→ **Aim**:
Set the lines down again exactly, first line through the line that contains "from matplotlib.ticker import NullLocator", with no pictures.

→ **Collected material**:
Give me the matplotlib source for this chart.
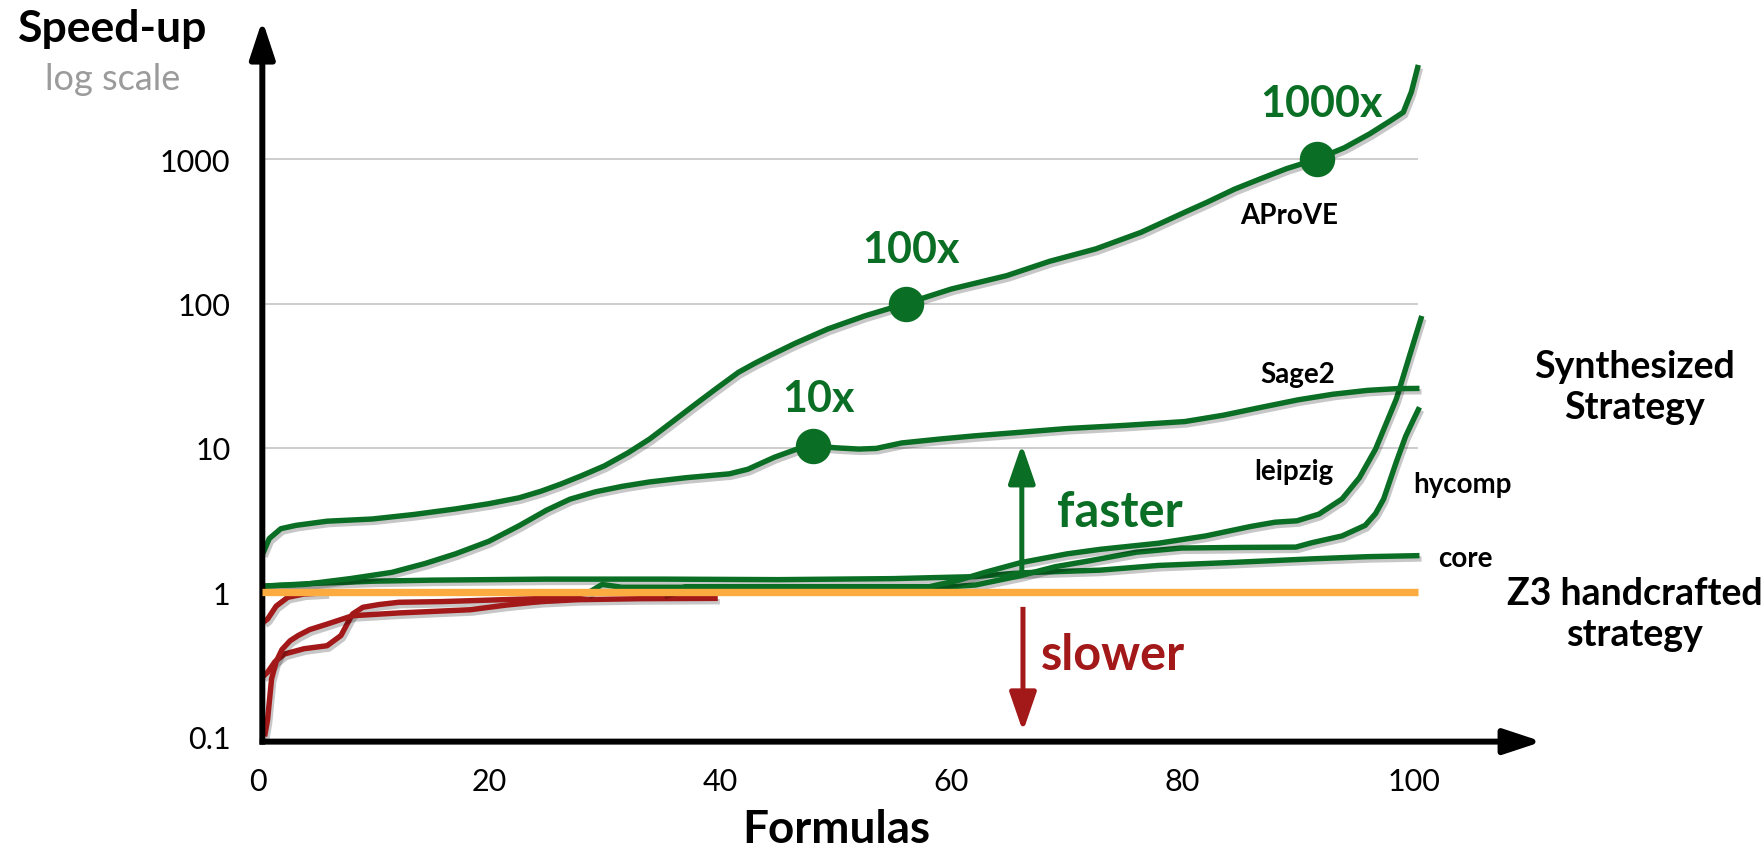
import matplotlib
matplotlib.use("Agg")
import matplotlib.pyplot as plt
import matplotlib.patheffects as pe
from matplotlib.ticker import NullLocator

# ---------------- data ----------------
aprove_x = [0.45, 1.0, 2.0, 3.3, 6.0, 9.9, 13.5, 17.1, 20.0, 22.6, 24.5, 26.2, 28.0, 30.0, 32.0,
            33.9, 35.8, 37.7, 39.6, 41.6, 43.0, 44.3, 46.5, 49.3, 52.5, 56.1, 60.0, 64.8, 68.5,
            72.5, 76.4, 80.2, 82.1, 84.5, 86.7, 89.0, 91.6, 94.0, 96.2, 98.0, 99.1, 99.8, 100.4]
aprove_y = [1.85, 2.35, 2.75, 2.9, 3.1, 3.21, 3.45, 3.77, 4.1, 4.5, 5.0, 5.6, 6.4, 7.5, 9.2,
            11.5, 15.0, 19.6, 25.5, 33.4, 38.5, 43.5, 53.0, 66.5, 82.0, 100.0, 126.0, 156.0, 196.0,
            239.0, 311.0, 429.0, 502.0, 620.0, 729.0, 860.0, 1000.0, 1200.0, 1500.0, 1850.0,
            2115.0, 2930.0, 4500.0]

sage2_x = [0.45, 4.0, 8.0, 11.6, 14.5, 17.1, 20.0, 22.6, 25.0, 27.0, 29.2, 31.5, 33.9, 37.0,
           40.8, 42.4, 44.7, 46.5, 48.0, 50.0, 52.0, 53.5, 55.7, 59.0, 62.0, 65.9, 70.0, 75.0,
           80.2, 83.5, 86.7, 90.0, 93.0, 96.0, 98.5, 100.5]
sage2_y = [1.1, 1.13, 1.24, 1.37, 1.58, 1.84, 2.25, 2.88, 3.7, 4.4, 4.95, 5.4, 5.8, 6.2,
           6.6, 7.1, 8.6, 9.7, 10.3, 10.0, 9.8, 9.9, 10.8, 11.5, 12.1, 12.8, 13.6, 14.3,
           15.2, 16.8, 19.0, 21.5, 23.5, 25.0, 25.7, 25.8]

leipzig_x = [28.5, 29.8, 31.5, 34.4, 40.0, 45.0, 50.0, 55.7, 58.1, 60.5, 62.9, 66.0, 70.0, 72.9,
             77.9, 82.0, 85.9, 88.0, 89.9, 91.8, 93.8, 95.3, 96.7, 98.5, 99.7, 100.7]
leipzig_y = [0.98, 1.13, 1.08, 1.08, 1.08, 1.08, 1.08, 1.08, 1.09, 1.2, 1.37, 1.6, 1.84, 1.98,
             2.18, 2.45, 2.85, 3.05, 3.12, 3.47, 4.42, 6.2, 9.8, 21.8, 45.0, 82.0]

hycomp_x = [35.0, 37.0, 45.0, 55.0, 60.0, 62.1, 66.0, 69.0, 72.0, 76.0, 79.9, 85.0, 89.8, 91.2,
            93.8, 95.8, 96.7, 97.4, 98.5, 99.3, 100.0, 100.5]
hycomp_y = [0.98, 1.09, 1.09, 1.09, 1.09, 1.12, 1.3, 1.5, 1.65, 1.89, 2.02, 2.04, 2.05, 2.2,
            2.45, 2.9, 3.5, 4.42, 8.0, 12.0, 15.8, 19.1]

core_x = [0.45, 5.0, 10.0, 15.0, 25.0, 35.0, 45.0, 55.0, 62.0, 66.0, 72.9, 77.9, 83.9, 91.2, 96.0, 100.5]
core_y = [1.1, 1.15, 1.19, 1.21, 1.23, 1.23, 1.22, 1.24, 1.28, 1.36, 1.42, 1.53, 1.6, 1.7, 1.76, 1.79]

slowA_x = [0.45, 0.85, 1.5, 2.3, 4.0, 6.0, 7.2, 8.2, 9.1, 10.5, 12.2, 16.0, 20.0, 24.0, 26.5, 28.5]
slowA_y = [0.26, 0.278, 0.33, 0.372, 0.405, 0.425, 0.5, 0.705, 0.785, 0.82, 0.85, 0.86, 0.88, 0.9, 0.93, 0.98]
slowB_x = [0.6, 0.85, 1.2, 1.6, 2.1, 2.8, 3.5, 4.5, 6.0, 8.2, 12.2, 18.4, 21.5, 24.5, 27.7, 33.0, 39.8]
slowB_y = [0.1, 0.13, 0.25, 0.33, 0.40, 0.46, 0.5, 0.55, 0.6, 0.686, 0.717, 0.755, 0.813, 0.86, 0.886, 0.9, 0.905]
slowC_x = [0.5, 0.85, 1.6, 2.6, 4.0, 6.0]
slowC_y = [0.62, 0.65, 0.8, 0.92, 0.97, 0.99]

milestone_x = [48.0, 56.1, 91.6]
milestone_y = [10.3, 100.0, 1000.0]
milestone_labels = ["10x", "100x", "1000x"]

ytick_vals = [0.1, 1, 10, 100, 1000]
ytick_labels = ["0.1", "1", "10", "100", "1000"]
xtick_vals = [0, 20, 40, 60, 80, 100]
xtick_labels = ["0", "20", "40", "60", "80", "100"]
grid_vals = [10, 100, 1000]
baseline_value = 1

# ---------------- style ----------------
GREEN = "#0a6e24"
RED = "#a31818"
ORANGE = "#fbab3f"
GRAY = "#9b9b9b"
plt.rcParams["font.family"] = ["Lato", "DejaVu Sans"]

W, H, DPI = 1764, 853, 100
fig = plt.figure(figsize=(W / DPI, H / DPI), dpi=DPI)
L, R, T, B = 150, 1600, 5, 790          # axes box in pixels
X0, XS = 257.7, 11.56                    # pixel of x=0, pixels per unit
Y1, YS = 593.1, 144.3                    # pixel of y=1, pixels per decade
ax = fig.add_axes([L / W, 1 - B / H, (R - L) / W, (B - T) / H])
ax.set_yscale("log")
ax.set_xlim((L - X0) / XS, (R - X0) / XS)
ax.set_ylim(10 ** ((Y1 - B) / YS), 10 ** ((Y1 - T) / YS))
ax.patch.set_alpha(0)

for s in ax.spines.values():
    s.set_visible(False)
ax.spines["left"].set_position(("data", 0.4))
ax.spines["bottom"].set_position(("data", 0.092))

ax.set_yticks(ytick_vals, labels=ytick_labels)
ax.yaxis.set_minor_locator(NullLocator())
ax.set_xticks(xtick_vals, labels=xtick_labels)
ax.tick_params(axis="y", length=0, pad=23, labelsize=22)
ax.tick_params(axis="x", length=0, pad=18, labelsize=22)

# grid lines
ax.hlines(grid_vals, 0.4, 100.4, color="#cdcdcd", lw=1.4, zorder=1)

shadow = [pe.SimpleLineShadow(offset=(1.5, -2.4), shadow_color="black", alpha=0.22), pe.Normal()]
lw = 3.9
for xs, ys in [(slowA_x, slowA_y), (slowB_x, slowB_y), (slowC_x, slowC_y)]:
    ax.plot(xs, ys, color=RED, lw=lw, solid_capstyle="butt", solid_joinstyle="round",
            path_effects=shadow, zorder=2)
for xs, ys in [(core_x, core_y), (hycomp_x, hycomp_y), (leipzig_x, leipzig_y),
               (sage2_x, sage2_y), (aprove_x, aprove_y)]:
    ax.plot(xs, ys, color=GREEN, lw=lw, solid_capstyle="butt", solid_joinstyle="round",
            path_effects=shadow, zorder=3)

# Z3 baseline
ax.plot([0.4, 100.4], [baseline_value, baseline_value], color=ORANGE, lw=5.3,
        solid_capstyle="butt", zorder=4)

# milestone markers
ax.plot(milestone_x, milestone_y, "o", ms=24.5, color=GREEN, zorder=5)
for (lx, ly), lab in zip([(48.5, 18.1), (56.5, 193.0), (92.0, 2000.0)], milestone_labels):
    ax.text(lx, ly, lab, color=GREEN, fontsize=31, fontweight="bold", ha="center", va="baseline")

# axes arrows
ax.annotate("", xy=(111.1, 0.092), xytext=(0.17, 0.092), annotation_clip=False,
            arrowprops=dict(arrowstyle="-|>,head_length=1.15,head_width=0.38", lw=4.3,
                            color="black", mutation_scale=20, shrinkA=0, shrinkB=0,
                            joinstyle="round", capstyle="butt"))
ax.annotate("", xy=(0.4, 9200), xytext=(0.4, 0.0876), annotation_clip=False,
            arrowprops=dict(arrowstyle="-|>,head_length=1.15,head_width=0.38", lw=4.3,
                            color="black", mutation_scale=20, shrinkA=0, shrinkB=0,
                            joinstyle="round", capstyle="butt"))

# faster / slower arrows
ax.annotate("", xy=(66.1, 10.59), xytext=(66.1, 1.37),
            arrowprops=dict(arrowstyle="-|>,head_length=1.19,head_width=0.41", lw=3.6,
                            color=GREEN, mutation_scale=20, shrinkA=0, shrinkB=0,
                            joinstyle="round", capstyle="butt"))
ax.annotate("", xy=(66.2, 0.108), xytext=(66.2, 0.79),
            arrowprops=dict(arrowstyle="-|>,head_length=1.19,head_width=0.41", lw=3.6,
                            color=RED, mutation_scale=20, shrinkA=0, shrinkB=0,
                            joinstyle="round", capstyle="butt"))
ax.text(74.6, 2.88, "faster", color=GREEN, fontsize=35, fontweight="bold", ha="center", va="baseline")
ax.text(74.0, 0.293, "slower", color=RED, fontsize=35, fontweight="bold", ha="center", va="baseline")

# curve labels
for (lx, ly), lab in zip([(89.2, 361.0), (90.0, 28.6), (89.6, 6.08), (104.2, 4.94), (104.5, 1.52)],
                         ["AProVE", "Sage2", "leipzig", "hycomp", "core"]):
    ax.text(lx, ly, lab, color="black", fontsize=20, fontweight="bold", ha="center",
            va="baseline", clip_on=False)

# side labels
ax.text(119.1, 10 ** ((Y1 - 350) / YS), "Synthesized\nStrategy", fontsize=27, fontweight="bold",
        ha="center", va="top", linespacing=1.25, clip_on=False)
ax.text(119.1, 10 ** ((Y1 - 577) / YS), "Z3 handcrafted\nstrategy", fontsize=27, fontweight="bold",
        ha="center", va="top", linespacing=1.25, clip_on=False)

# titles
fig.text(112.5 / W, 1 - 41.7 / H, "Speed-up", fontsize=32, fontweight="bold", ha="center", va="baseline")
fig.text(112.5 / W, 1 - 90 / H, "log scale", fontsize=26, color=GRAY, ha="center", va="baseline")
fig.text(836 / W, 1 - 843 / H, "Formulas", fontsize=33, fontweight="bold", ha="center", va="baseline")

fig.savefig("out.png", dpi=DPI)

→ **Correct response**:
Give me the matplotlib source for this chart.
import matplotlib
matplotlib.use("Agg")
import matplotlib.pyplot as plt
import matplotlib.patheffects as pe
from matplotlib.ticker import NullLocator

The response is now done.